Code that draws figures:
┄┄┄┄┄┄┄┄┄┄

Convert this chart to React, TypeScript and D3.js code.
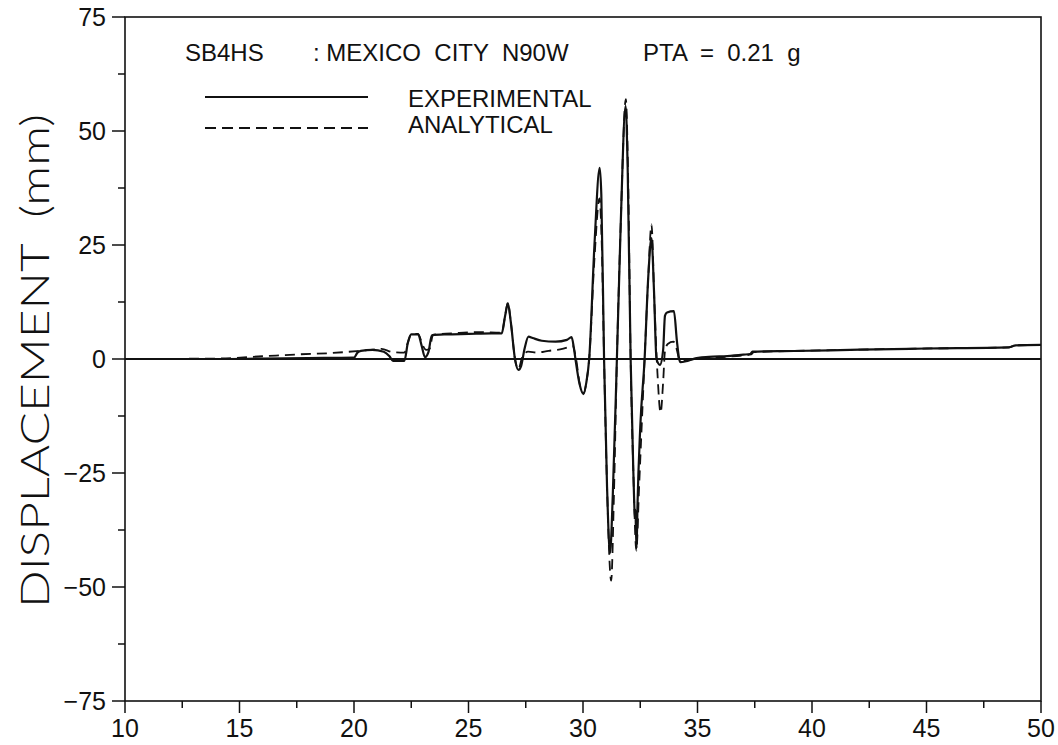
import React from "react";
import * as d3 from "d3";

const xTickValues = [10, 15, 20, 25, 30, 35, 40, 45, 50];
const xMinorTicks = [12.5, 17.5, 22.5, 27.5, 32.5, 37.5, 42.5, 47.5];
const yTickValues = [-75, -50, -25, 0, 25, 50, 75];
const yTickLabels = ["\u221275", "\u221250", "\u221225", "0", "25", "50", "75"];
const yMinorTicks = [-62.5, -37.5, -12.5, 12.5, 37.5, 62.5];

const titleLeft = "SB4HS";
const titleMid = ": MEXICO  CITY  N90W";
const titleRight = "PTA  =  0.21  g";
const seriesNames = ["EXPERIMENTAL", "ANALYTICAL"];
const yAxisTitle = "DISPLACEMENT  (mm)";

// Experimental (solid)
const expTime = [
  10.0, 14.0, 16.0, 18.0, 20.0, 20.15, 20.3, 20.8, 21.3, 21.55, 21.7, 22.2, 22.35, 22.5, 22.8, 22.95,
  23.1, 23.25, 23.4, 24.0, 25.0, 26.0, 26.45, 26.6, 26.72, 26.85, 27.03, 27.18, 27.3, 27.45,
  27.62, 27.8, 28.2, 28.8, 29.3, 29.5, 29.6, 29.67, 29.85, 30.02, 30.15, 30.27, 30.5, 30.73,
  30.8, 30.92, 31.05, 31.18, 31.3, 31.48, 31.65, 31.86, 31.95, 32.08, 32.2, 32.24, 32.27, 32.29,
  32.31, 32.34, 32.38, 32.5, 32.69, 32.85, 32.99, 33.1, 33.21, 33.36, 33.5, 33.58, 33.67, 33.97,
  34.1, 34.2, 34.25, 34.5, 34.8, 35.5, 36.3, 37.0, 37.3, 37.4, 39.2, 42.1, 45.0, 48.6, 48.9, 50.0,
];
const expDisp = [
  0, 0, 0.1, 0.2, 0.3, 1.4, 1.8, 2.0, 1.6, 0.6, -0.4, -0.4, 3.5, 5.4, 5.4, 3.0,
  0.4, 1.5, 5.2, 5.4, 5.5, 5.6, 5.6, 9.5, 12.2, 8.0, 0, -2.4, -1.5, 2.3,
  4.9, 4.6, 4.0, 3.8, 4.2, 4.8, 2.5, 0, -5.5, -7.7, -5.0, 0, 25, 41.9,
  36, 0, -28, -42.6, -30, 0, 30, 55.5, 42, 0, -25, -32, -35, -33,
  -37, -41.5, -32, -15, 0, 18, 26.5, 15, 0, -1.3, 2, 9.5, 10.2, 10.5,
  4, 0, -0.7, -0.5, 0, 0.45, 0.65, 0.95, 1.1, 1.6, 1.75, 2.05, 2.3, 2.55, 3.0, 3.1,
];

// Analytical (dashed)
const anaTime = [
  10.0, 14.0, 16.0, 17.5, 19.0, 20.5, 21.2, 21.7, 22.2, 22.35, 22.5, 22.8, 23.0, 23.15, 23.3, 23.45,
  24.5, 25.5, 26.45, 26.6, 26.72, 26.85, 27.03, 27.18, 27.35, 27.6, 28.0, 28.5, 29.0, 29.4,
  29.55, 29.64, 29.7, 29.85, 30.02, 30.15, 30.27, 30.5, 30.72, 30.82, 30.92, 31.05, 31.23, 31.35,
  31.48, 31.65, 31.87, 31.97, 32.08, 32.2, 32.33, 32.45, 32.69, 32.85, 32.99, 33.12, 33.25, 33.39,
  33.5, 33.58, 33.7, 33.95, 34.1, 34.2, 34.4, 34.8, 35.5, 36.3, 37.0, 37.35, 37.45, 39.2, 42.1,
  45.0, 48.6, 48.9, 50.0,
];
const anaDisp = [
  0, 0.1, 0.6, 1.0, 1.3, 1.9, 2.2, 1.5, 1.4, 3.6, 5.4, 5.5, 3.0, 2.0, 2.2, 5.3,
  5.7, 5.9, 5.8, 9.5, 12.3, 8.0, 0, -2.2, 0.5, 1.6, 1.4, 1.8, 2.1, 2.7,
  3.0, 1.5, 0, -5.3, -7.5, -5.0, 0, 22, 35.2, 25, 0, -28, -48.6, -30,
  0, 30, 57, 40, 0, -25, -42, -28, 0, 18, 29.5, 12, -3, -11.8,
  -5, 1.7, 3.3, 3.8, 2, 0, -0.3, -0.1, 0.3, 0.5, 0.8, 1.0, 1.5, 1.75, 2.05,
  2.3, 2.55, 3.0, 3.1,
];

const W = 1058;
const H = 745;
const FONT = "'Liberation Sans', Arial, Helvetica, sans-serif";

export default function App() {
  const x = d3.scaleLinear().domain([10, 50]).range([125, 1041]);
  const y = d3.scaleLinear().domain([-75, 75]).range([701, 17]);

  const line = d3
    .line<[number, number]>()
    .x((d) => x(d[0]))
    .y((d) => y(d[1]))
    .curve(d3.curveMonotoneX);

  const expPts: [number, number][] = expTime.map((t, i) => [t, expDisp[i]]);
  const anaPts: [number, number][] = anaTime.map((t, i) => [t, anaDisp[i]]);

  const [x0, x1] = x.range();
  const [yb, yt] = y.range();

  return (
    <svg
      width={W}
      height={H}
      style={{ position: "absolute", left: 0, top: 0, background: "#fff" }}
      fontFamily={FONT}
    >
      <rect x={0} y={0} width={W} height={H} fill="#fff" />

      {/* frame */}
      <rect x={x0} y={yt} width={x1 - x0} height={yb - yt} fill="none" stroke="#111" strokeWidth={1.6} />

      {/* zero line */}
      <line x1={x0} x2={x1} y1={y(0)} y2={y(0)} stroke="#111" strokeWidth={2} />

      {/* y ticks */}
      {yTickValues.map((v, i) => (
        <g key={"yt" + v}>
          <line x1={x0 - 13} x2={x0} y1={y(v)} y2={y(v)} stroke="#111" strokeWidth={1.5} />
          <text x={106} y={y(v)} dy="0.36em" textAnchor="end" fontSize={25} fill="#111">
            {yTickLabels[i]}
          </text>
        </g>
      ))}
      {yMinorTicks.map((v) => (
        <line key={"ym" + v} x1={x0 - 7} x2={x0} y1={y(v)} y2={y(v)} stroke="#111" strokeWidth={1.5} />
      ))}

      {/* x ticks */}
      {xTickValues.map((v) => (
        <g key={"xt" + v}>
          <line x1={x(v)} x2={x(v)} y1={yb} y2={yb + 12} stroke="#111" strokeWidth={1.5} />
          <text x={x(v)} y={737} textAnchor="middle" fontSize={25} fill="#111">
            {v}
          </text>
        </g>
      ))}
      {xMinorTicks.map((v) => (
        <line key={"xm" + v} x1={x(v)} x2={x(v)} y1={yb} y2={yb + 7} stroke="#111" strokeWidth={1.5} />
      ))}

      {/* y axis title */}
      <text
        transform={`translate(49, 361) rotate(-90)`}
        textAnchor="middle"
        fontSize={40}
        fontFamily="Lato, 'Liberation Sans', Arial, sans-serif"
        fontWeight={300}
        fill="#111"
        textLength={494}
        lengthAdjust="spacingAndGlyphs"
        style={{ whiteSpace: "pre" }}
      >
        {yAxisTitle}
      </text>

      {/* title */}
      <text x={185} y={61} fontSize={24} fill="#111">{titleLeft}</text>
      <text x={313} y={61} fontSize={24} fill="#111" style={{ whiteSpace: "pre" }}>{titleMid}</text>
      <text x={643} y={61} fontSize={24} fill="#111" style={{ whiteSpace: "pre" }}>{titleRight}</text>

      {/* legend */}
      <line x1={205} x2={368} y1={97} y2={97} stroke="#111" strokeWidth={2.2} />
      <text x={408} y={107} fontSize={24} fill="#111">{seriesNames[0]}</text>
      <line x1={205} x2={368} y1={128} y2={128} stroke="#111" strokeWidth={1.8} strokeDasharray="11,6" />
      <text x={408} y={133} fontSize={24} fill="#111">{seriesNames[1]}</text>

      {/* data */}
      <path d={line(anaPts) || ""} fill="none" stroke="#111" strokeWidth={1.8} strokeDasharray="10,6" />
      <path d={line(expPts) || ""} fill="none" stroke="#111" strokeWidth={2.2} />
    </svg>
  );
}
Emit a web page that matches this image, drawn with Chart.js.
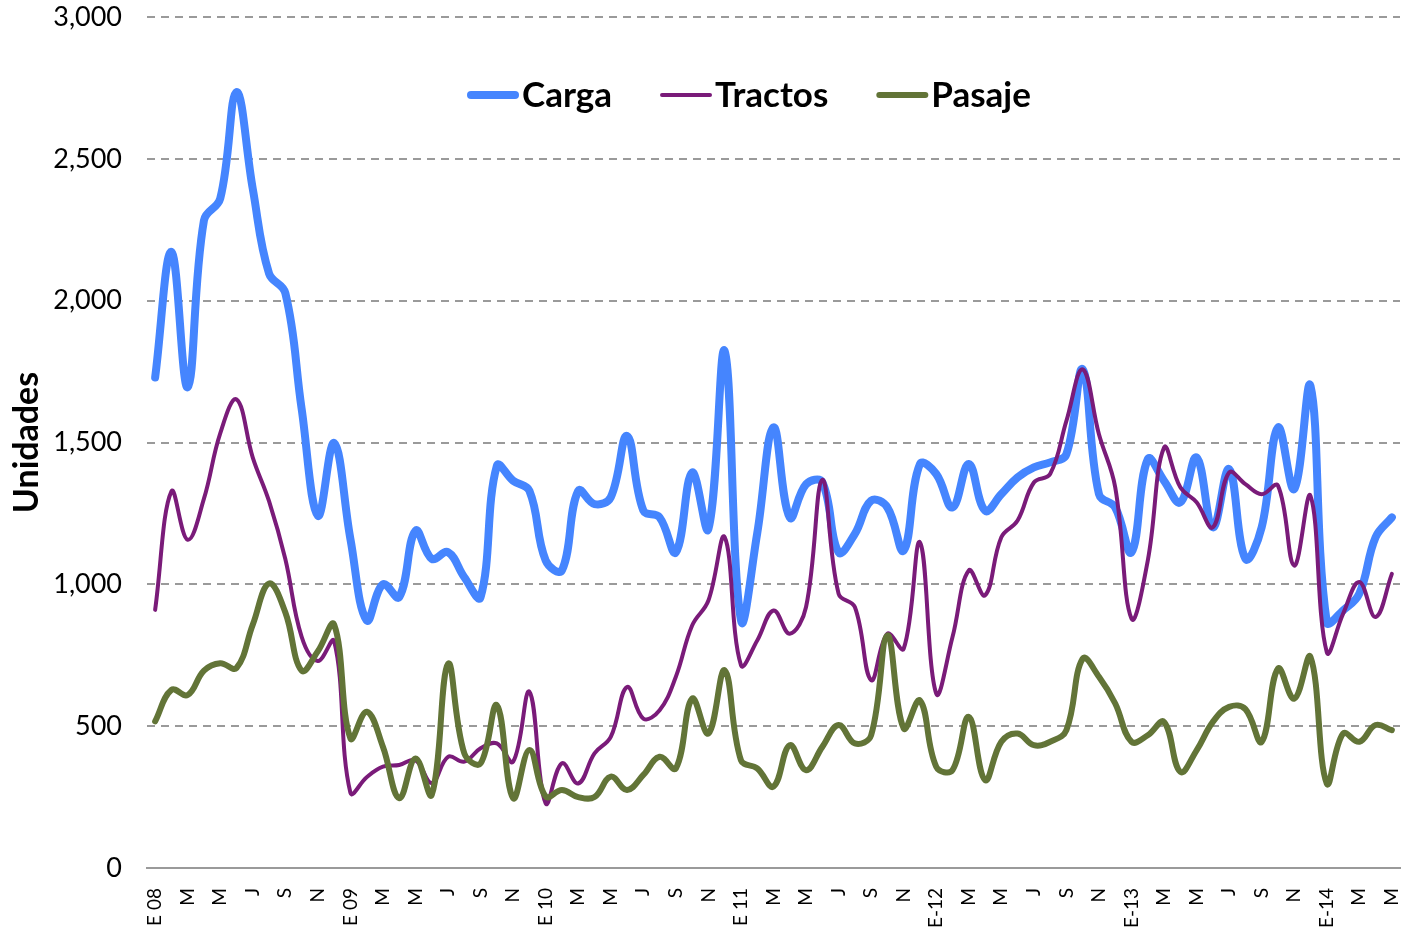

┄┄┄┄┄┄┄┄┄┄

Search the records above for "this". Copy each line where it is found.

Convert this chart to React, TypeScript and D3.js code.
Emit a web page that matches this image, drawn with Chart.js.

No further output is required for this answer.